De onde viria o dinheiro? "Por via de uma reformulação total do sistema de Segurança Social, isto é, pela canalização dos recursos afectos a abonos de família, reformas, etecetera, para esse rendimento médio. É uma ideia polémica, mas há cálculos que demonstram que 80% do que se gasta hoje com essa proliferação de apoios chegariam para pagar a todos os cidadãos com mais de 18 anos esse rendimento médio, cujo valor teria que ser discutido, não ao nível de Portugal ou Espanha, mas de toda a Europa e até do mundo ocidental", admite o sociólogo.
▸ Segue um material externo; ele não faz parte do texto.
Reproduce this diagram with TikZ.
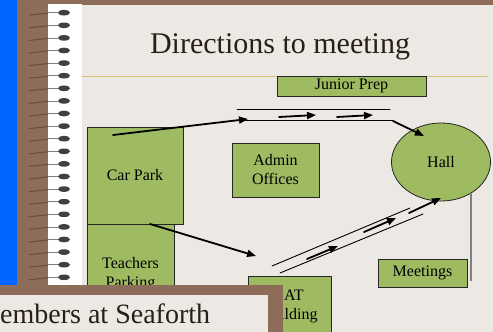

Considera que, independentemente do que vier a seguir, o que o Estado não pode, numa altura em que a precariedade laboral se generalizou, é continuar a atirar o ónus do desemprego para as costas dos cidadãos: "O Estado põe no indivíduo a responsabilidade de procurar emprego, o que, numa altura em que o trabalho entrou em desordem mas continua a habitar a ordem social, pode significar forçar os cidadãos a procurar uma coisa que não existe".